## Begin Available data

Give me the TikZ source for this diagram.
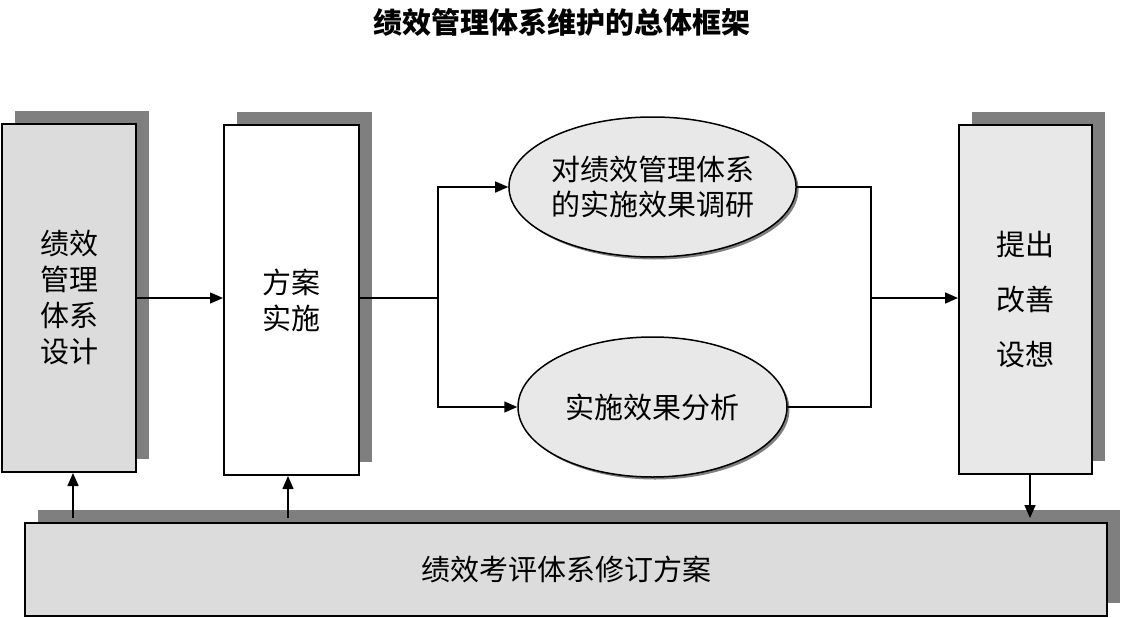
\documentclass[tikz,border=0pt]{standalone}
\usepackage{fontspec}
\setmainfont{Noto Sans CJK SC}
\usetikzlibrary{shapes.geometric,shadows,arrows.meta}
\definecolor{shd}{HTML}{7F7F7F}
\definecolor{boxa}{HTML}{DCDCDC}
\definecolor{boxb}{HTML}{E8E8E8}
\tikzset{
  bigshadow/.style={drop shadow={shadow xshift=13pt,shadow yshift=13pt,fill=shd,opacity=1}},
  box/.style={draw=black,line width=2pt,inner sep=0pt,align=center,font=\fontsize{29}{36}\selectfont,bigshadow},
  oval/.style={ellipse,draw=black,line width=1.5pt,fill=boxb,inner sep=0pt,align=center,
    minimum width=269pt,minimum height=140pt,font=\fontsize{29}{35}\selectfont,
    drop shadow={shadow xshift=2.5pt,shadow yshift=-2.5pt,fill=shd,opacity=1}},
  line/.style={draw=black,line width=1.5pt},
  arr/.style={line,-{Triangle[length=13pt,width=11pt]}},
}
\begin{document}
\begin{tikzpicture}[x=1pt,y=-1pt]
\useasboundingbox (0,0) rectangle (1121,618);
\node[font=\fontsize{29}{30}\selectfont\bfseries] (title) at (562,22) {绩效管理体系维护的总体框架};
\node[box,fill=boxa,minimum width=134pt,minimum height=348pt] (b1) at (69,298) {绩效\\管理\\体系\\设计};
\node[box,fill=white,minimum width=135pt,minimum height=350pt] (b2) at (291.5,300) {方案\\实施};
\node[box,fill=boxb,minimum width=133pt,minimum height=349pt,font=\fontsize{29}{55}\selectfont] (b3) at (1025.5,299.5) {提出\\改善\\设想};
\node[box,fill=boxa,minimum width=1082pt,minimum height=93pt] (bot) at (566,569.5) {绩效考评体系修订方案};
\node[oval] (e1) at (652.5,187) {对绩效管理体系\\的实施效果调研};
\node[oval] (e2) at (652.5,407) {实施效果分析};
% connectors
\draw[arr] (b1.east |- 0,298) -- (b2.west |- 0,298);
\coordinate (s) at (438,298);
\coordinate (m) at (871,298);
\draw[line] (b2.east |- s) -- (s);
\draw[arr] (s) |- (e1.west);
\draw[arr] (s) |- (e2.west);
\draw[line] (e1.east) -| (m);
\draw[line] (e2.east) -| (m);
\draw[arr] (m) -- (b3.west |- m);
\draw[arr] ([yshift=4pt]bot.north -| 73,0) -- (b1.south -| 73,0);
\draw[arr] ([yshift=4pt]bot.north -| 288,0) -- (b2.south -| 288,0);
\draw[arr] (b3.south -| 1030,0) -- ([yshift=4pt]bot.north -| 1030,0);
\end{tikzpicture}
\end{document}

## End Available data

_Work to complete_.
Reproduce every line above as written, skipping pictures.

_Answer to the problem_.
Give me the TikZ source for this diagram.
\documentclass[tikz,border=0pt]{standalone}
\usepackage{fontspec}
\setmainfont{Noto Sans CJK SC}
\usetikzlibrary{shapes.geometric,shadows,arrows.meta}
\definecolor{shd}{HTML}{7F7F7F}
\definecolor{boxa}{HTML}{DCDCDC}
\definecolor{boxb}{HTML}{E8E8E8}
\tikzset{
  bigshadow/.style={drop shadow={shadow xshift=13pt,shadow yshift=13pt,fill=shd,opacity=1}},
  box/.style={draw=black,line width=2pt,inner sep=0pt,align=center,font=\fontsize{29}{36}\selectfont,bigshadow},
  oval/.style={ellipse,draw=black,line width=1.5pt,fill=boxb,inner sep=0pt,align=center,
    minimum width=269pt,minimum height=140pt,font=\fontsize{29}{35}\selectfont,
    drop shadow={shadow xshift=2.5pt,shadow yshift=-2.5pt,fill=shd,opacity=1}},
  line/.style={draw=black,line width=1.5pt},
  arr/.style={line,-{Triangle[length=13pt,width=11pt]}},
}
\begin{document}
\begin{tikzpicture}[x=1pt,y=-1pt]
\useasboundingbox (0,0) rectangle (1121,618);
\node[font=\fontsize{29}{30}\selectfont\bfseries] (title) at (562,22) {绩效管理体系维护的总体框架};
\node[box,fill=boxa,minimum width=134pt,minimum height=348pt] (b1) at (69,298) {绩效\\管理\\体系\\设计};
\node[box,fill=white,minimum width=135pt,minimum height=350pt] (b2) at (291.5,300) {方案\\实施};
\node[box,fill=boxb,minimum width=133pt,minimum height=349pt,font=\fontsize{29}{55}\selectfont] (b3) at (1025.5,299.5) {提出\\改善\\设想};
\node[box,fill=boxa,minimum width=1082pt,minimum height=93pt] (bot) at (566,569.5) {绩效考评体系修订方案};
\node[oval] (e1) at (652.5,187) {对绩效管理体系\\的实施效果调研};
\node[oval] (e2) at (652.5,407) {实施效果分析};
% connectors
\draw[arr] (b1.east |- 0,298) -- (b2.west |- 0,298);
\coordinate (s) at (438,298);
\coordinate (m) at (871,298);
\draw[line] (b2.east |- s) -- (s);
\draw[arr] (s) |- (e1.west);
\draw[arr] (s) |- (e2.west);
\draw[line] (e1.east) -| (m);
\draw[line] (e2.east) -| (m);
\draw[arr] (m) -- (b3.west |- m);
\draw[arr] ([yshift=4pt]bot.north -| 73,0) -- (b1.south -| 73,0);
\draw[arr] ([yshift=4pt]bot.north -| 288,0) -- (b2.south -| 288,0);
\draw[arr] (b3.south -| 1030,0) -- ([yshift=4pt]bot.north -| 1030,0);
\end{tikzpicture}
\end{document}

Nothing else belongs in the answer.